# Job
Output only the lines running from the line bearing "The picture is" through the line bearing "fig.patch.set_facecolor('white')", character for character.

─── Stored data ───

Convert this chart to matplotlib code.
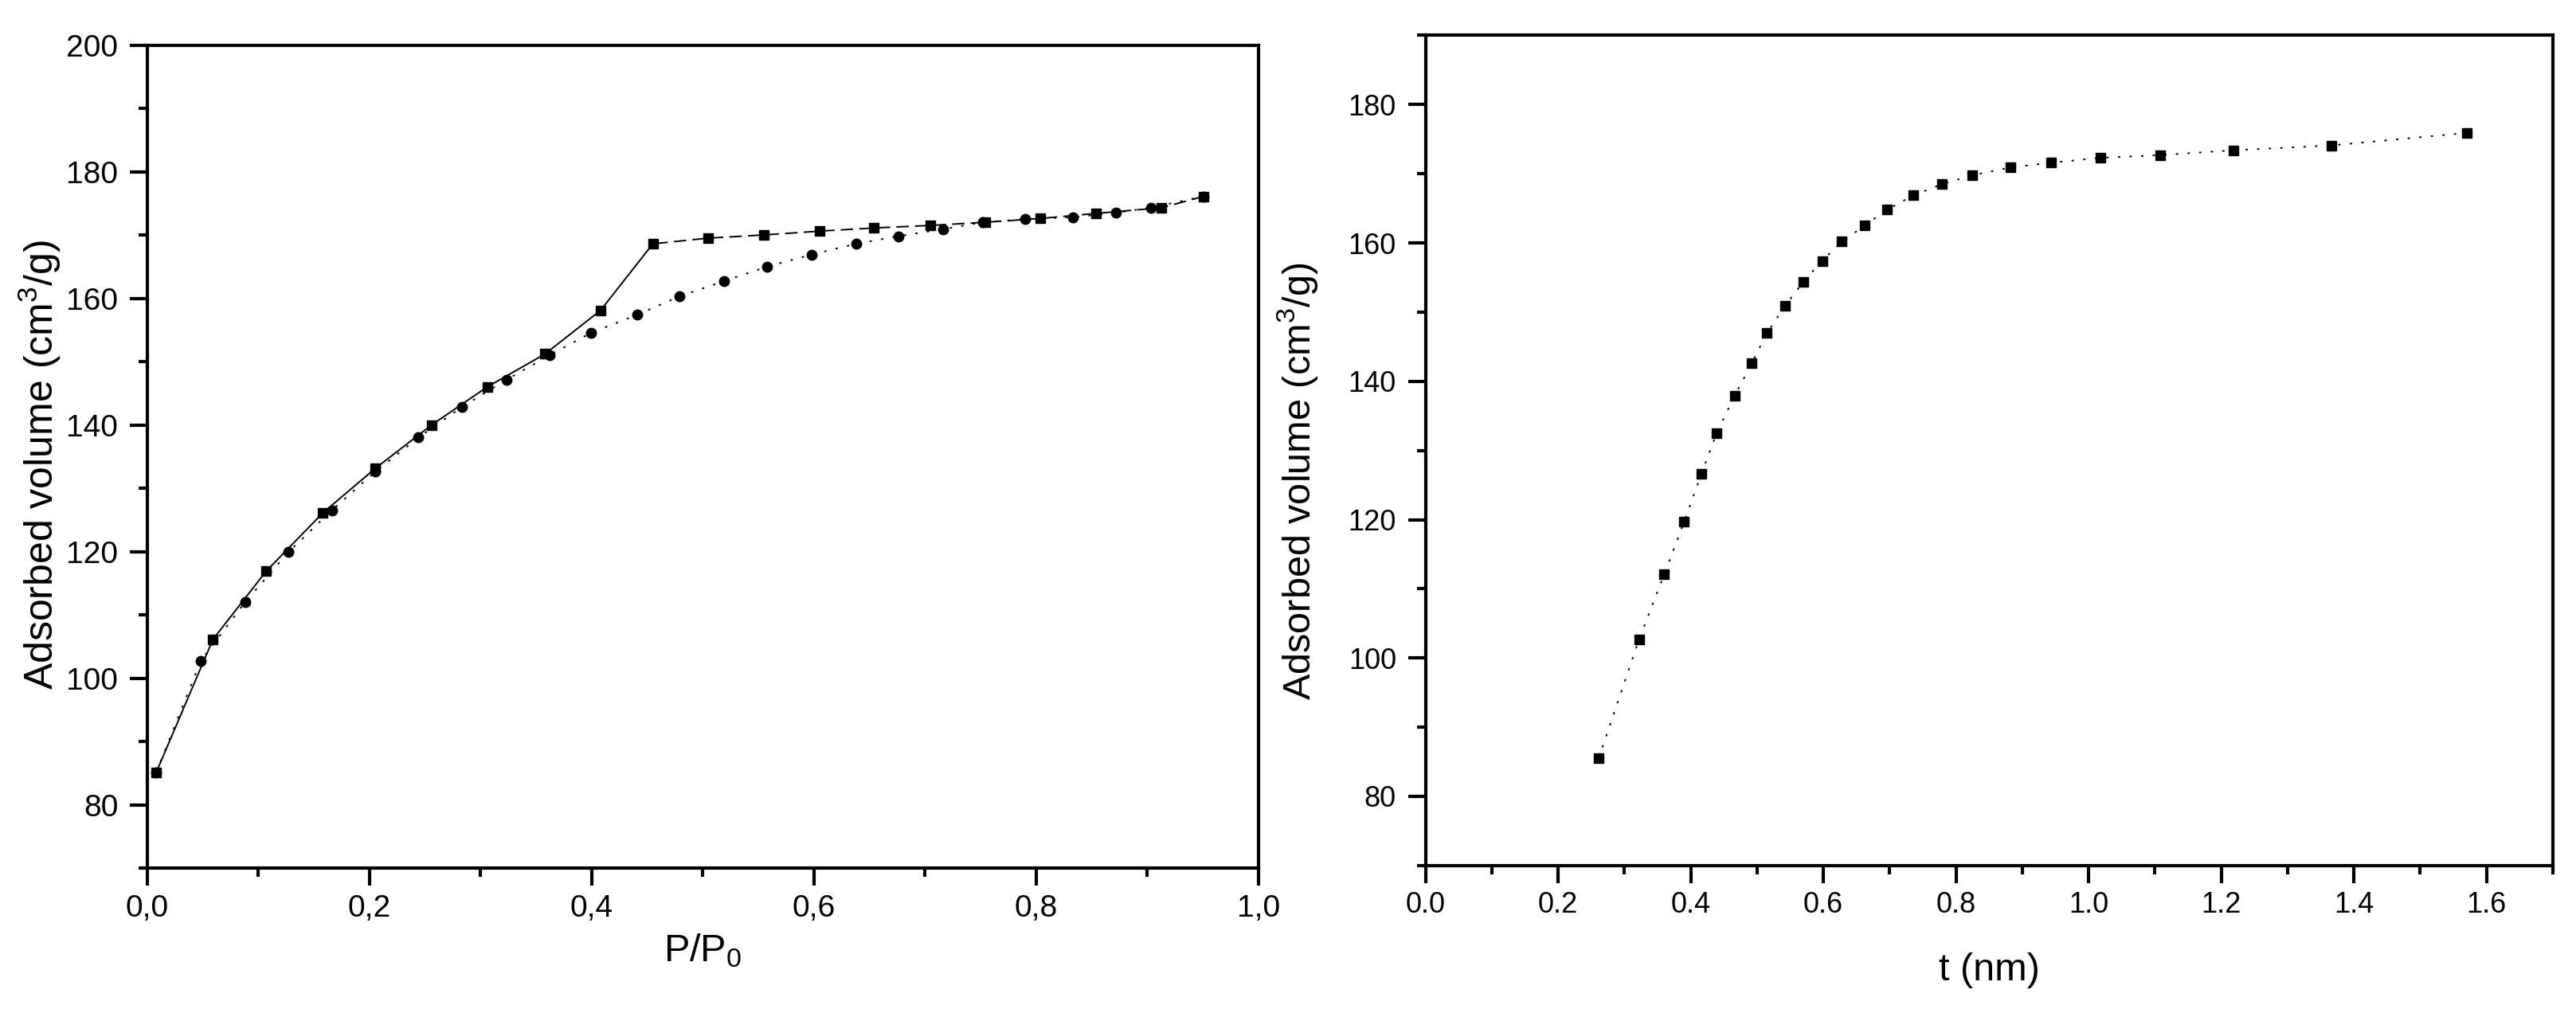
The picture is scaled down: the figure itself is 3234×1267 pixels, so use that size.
import matplotlib
matplotlib.use("Agg")
import matplotlib.pyplot as plt
from matplotlib.ticker import MultipleLocator, FuncFormatter
import numpy as np

plt.rcParams['font.family'] = ['Liberation Sans', 'DejaVu Sans']
plt.rcParams['mathtext.fontset'] = 'custom'
plt.rcParams['mathtext.rm'] = 'Liberation Sans'
plt.rcParams['mathtext.it'] = 'Liberation Sans'
plt.rcParams['mathtext.bf'] = 'Liberation Sans'

# ---- Left panel: N2 isotherm ----
ads_p = [0.008, 0.048, 0.088, 0.127, 0.166, 0.205, 0.244, 0.283, 0.323, 0.362,
         0.399, 0.441, 0.479, 0.519, 0.558, 0.598, 0.638, 0.676, 0.716, 0.752,
         0.790, 0.833, 0.872, 0.903, 0.951]
ads_v = [85.1, 102.7, 112.0, 119.9, 126.5, 132.6, 138.0, 142.8, 147.1, 151.0,
         154.5, 157.4, 160.3, 162.7, 165.0, 166.9, 168.6, 169.8, 170.9, 172.0,
         172.5, 172.8, 173.5, 174.3, 176.1]

des_p = [0.951, 0.913, 0.854, 0.804, 0.754, 0.705, 0.654, 0.605, 0.555, 0.505,
         0.455, 0.408, 0.358, 0.306, 0.256, 0.205, 0.158, 0.107, 0.059, 0.008]
des_v = [176.1, 174.3, 173.4, 172.6, 172.0, 171.5, 171.1, 170.6, 170.0, 169.5,
         168.6, 158.1, 151.2, 146.0, 140.0, 133.1, 126.1, 116.9, 106.1, 85.1]

# ---- Right panel: t-plot ----
t_nm = [0.261, 0.322, 0.360, 0.390, 0.416, 0.439, 0.466, 0.492, 0.515, 0.542,
        0.570, 0.598, 0.628, 0.662, 0.696, 0.736, 0.779, 0.825, 0.882, 0.943,
        1.018, 1.108, 1.219, 1.366, 1.570]
t_v = [85.5, 102.7, 112.1, 119.7, 126.6, 132.5, 137.9, 142.6, 147.0, 150.9,
       154.4, 157.4, 160.2, 162.5, 164.8, 166.9, 168.5, 169.8, 170.9, 171.6,
       172.3, 172.7, 173.4, 174.1, 175.9]

left_xticks = [0.0, 0.2, 0.4, 0.6, 0.8, 1.0]
left_yticks = [80, 100, 120, 140, 160, 180, 200]
right_xticks = [0.0, 0.2, 0.4, 0.6, 0.8, 1.0, 1.2, 1.4, 1.6]
right_yticks = [80, 100, 120, 140, 160, 180]

ylabel_txt = 'Adsorbed volume (cm$^3$/g)'

fig = plt.figure(figsize=(32.34, 12.67), dpi=100)
fig.patch.set_facecolor('white')

ax1 = fig.add_axes([0.0572, 0.1397, 0.4313, 0.8157])
ax2 = fig.add_axes([0.5534, 0.1422, 0.4376, 0.8227])

LW = 1.4
dot = (0, (1.5, 6))
dash = (0, (8, 4))

# adsorption branch
ax1.plot(ads_p, ads_v, color='black', lw=LW, linestyle=dot,
         marker='o', markersize=9, markerfacecolor='black', markeredgecolor='black', zorder=3)
# desorption branch: dashed above the closure point, solid below
dp = np.array(des_p)
dv = np.array(des_v)
up = dp >= 0.455
lo = dp <= 0.455
ax1.plot(dp[up], dv[up], color='black', lw=LW, linestyle=dash, zorder=3)
ax1.plot(dp[lo], dv[lo], color='black', lw=LW, linestyle='-', zorder=3)
ax1.plot(dp, dv, linestyle='none', marker='s', markersize=8.5,
         markerfacecolor='black', markeredgecolor='black', zorder=4)

ax2.plot(t_nm, t_v, color='black', lw=LW, linestyle=dot,
         marker='s', markersize=8, markerfacecolor='black', markeredgecolor='black', zorder=3)

ax1.set_xlim(0, 1.0)
ax1.set_ylim(70, 200)
ax1.set_xticks(left_xticks)
ax1.set_yticks(left_yticks)
ax1.xaxis.set_minor_locator(MultipleLocator(0.1))
ax1.yaxis.set_minor_locator(MultipleLocator(10))
ax1.xaxis.set_major_formatter(FuncFormatter(lambda v, p: f"{v:.1f}".replace('.', ',')))

ax2.set_xlim(0, 1.7)
ax2.set_ylim(70, 190)
ax2.set_xticks(right_xticks)
ax2.set_yticks(right_yticks)
ax2.xaxis.set_minor_locator(MultipleLocator(0.1))
ax2.yaxis.set_minor_locator(MultipleLocator(10))
ax2.xaxis.set_major_formatter(FuncFormatter(lambda v, p: f"{v:.1f}"))

for ax, fs in ((ax1, 28), (ax2, 26)):
    for s in ax.spines.values():
        s.set_linewidth(3.0)
        s.set_color('black')
    ax.tick_params(which='both', direction='out', top=False, right=False, width=3.0, color='black')
    ax.tick_params(which='major', length=15.5, labelsize=fs)
    ax.tick_params(which='minor', length=8)
    ax.tick_params(axis='y', which='major', pad=11)
    ax.tick_params(axis='x', which='major', pad=8)

ax1.set_xlabel('P/P$_0$', fontsize=35)
ax1.set_ylabel(ylabel_txt, fontsize=36)
ax1.xaxis.set_label_coords(0.5, -0.078)
ax1.yaxis.set_label_coords(-0.076, 0.49)

ax2.set_xlabel('t (nm)', fontsize=35)
ax2.set_ylabel(ylabel_txt, fontsize=35)
ax2.xaxis.set_label_coords(0.5, -0.105)
ax2.yaxis.set_label_coords(-0.094, 0.463)
ax1.xaxis.label.set_verticalalignment('top')
ax2.xaxis.label.set_verticalalignment('top')

fig.savefig('out.png', dpi=100, facecolor='white')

───

# Response for this exercise
The picture is scaled down: the figure itself is 3234×1267 pixels, so use that size.
import matplotlib
matplotlib.use("Agg")
import matplotlib.pyplot as plt
from matplotlib.ticker import MultipleLocator, FuncFormatter
import numpy as np

plt.rcParams['font.family'] = ['Liberation Sans', 'DejaVu Sans']
plt.rcParams['mathtext.fontset'] = 'custom'
plt.rcParams['mathtext.rm'] = 'Liberation Sans'
plt.rcParams['mathtext.it'] = 'Liberation Sans'
plt.rcParams['mathtext.bf'] = 'Liberation Sans'

# ---- Left panel: N2 isotherm ----
ads_p = [0.008, 0.048, 0.088, 0.127, 0.166, 0.205, 0.244, 0.283, 0.323, 0.362,
         0.399, 0.441, 0.479, 0.519, 0.558, 0.598, 0.638, 0.676, 0.716, 0.752,
         0.790, 0.833, 0.872, 0.903, 0.951]
ads_v = [85.1, 102.7, 112.0, 119.9, 126.5, 132.6, 138.0, 142.8, 147.1, 151.0,
         154.5, 157.4, 160.3, 162.7, 165.0, 166.9, 168.6, 169.8, 170.9, 172.0,
         172.5, 172.8, 173.5, 174.3, 176.1]

des_p = [0.951, 0.913, 0.854, 0.804, 0.754, 0.705, 0.654, 0.605, 0.555, 0.505,
         0.455, 0.408, 0.358, 0.306, 0.256, 0.205, 0.158, 0.107, 0.059, 0.008]
des_v = [176.1, 174.3, 173.4, 172.6, 172.0, 171.5, 171.1, 170.6, 170.0, 169.5,
         168.6, 158.1, 151.2, 146.0, 140.0, 133.1, 126.1, 116.9, 106.1, 85.1]

# ---- Right panel: t-plot ----
t_nm = [0.261, 0.322, 0.360, 0.390, 0.416, 0.439, 0.466, 0.492, 0.515, 0.542,
        0.570, 0.598, 0.628, 0.662, 0.696, 0.736, 0.779, 0.825, 0.882, 0.943,
        1.018, 1.108, 1.219, 1.366, 1.570]
t_v = [85.5, 102.7, 112.1, 119.7, 126.6, 132.5, 137.9, 142.6, 147.0, 150.9,
       154.4, 157.4, 160.2, 162.5, 164.8, 166.9, 168.5, 169.8, 170.9, 171.6,
       172.3, 172.7, 173.4, 174.1, 175.9]

left_xticks = [0.0, 0.2, 0.4, 0.6, 0.8, 1.0]
left_yticks = [80, 100, 120, 140, 160, 180, 200]
right_xticks = [0.0, 0.2, 0.4, 0.6, 0.8, 1.0, 1.2, 1.4, 1.6]
right_yticks = [80, 100, 120, 140, 160, 180]

ylabel_txt = 'Adsorbed volume (cm$^3$/g)'

fig = plt.figure(figsize=(32.34, 12.67), dpi=100)
fig.patch.set_facecolor('white')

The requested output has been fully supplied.